Most Bayesian updating is incremental; and when a single piece of evidence is obviously decisive, it’s less likely that EAs will be the only ones who notice it, so it matters less whether we spot the thing first. The ambiguous, hard-to-resolve cases that require unusual heuristics, experience, or domain knowledge are most of where we can hope to improve the world.

If EAs want to outperform, they need to be good at the micro-level updates, and at building up good intuitions about areas via many, many repeated instances of poking at small things and seeing how reality shakes out.

I think we need to fix that process in EA — practice it more at the individual level, and find ways to better incentivize it at the group level.

Not just when there’s a big Generate A Far-Mode Criticism Of EA contest, or a clear Bad Guy to criticize, but when you just see an Eliezer-comment or Rob-comment or Toby-comment that doesn’t quite make sense to you and you blurt out that tiny note of dissonance, even if you fully expect that there’s a perfectly good response you just aren’t thinking of.

(Or no good response, but it’s OK because Eliezer Yudkowsky and Rob Bensinger and Toby Ord are not perfect angelic beings and people make mistakes.)

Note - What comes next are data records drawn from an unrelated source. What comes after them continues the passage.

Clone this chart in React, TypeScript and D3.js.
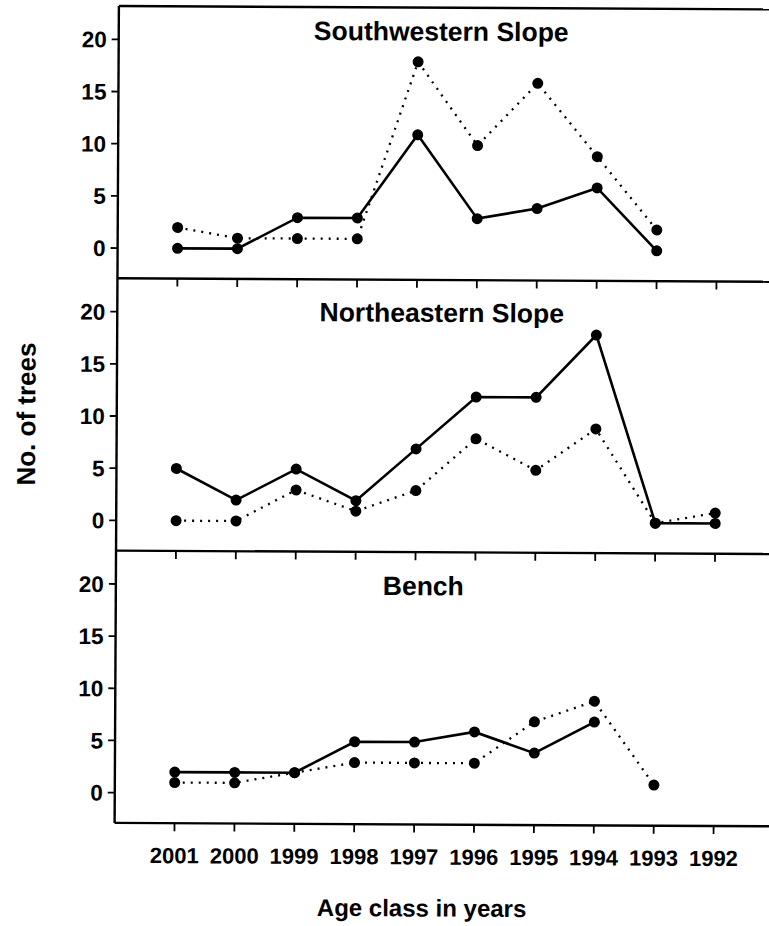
import React from "react";
import * as d3 from "d3";

// Age classes, youngest first
const years = ["2001", "2000", "1999", "1998", "1997", "1996", "1995", "1994", "1993", "1992"];
const yTicks = [0, 5, 10, 15, 20];

const panelTitles = ["Southwestern Slope", "Northeastern Slope", "Bench"];

// Tree counts per age class (solid and dotted series)
const swSolid = [0, 0, 3, 3, 11, 3, 4, 6, 0];
const swDotted = [2, 1, 1, 1, 18, 10, 16, 9, 2];
const neSolid = [5, 2, 5, 2, 7, 12, 12, 18, 0, 0];
const neDotted = [0, 0, 3, 1, 3, 8, 5, 9, 0, 1];
const benchSolid = [2, 2, 2, 5, 5, 6, 4, 7];
const benchDotted = [1, 1, 2, 3, 3, 3, 7, 9, 1];

const W = 769;
const H = 926;
const left = 116.5;
const top0 = 7.4;
const panelH = 272.3;
const font = "'Liberation Sans', Arial, Helvetica, sans-serif";

const panels = [
  { title: panelTitles[0], solid: swSolid, dotted: swDotted, tx: 439, ty: 33 },
  { title: panelTitles[1], solid: neSolid, dotted: neDotted, tx: 441, ty: 42 },
  { title: panelTitles[2], solid: benchSolid, dotted: benchDotted, tx: 424, ty: 43 },
];

const x = d3.scaleLinear().domain([-1, 10]).range([left, left + 59.9 * 11]);

function Panel({ idx }: { idx: number }) {
  const p = panels[idx];
  const pTop = top0 + idx * panelH;
  const pBottom = pTop + panelH;
  const y = d3.scaleLinear().domain([-2.9, 23.2]).range([pBottom, pTop]);
  const line = d3
    .line<number>()
    .x((_, i) => x(i))
    .y((d) => y(d));
  return (
    <g>
      {/* bottom axis line with outward ticks */}
      <line x1={left} x2={x(10)} y1={pBottom} y2={pBottom} stroke="#000" strokeWidth={2.4} />
      {years.map((yr, i) => (
        <line key={yr} x1={x(i)} x2={x(i)} y1={pBottom} y2={pBottom + 8} stroke="#000" strokeWidth={1.8} />
      ))}
      {/* left axis ticks and labels */}
      {yTicks.map((t) => (
        <g key={t}>
          <line x1={left - 7} x2={left} y1={y(t)} y2={y(t)} stroke="#000" strokeWidth={1.8} />
          <text
            x={left - 12}
            y={y(t)}
            dy="0.36em"
            textAnchor="end"
            fontFamily={font}
            fontWeight="bold"
            fontSize={22.5}
          >
            {t}
          </text>
        </g>
      ))}
      <text
        x={p.tx}
        y={pTop + p.ty}
        textAnchor="middle"
        fontFamily={font}
        fontWeight="bold"
        fontSize={26.5}
      >
        {p.title}
      </text>
      <path d={line(p.dotted) || ""} fill="none" stroke="#000" strokeWidth={2.3} strokeDasharray="2 6" />
      <path d={line(p.solid) || ""} fill="none" stroke="#000" strokeWidth={2.6} />
      {p.dotted.map((d, i) => (
        <circle key={"d" + i} cx={x(i)} cy={y(d)} r={5.5} fill="#000" />
      ))}
      {p.solid.map((d, i) => (
        <circle key={"s" + i} cx={x(i)} cy={y(d)} r={5.5} fill="#000" />
      ))}
    </g>
  );
}

export default function App() {
  const bottom = top0 + 3 * panelH;
  return (
    <svg
      width={W}
      height={H}
      viewBox={`0 0 ${W} ${H}`}
      style={{ position: "absolute", left: 0, top: 0, background: "#fff" }}
    >
      <rect width={W} height={H} fill="#fff" />
      <g transform={`rotate(0.3 ${W / 2} ${H / 2})`}>
        {/* frame: top edge and left axis */}
        <line x1={left} x2={x(10)} y1={top0} y2={top0} stroke="#000" strokeWidth={2.4} />
        <line x1={left} x2={left} y1={top0} y2={bottom} stroke="#000" strokeWidth={2.4} />
        {panels.map((_, i) => (
          <Panel key={i} idx={i} />
        ))}
        {years.map((yr, i) => (
          <text
            key={yr}
            x={x(i)}
            y={bottom + 40}
            textAnchor="middle"
            fontFamily={font}
            fontWeight="bold"
            fontSize={22}
          >
            {yr}
          </text>
        ))}
        <text
          x={(left + x(10)) / 2 - 22}
          y={bottom + 92}
          textAnchor="middle"
          fontFamily={font}
          fontWeight="bold"
          fontSize={24}
        >
          Age class in years
        </text>
        <text
          transform={`translate(35, ${top0 + 1.5 * panelH}) rotate(-90)`}
          textAnchor="middle"
          fontFamily={font}
          fontWeight="bold"
          fontSize={26}
        >
          No. of trees
        </text>
      </g>
    </svg>
  );
}
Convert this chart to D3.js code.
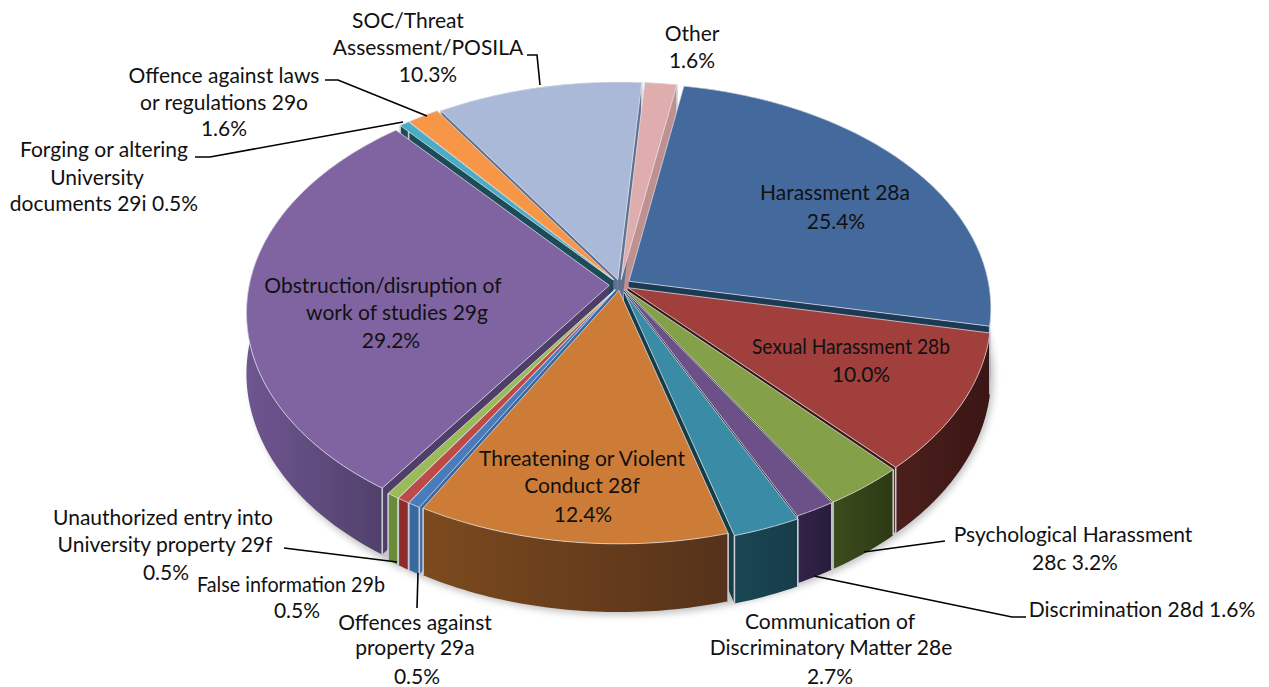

I do think that EA leadership isn’t dumb, and has thought a lot about the Big Questions, such that you’ll often be able to beat the larger intellectual market and guess at important truths if you try exercises like “attempt to come up with a good reason why Carl Shulman /​ Holden Karnofsky /​ etc. might be doing X, even though X isn’t what I’d do at a glance”.

But I don’t think this exercise should be required in order to blurt out a first-order objection. Noticing when something seems false is a lot easier than doing that and generating a plausible hypothesis about another human’s brain. And if you do come up with a plausible-sounding hypothesis, well, blurting out your first-order objection is a great way to test whether your hypothesis is correct!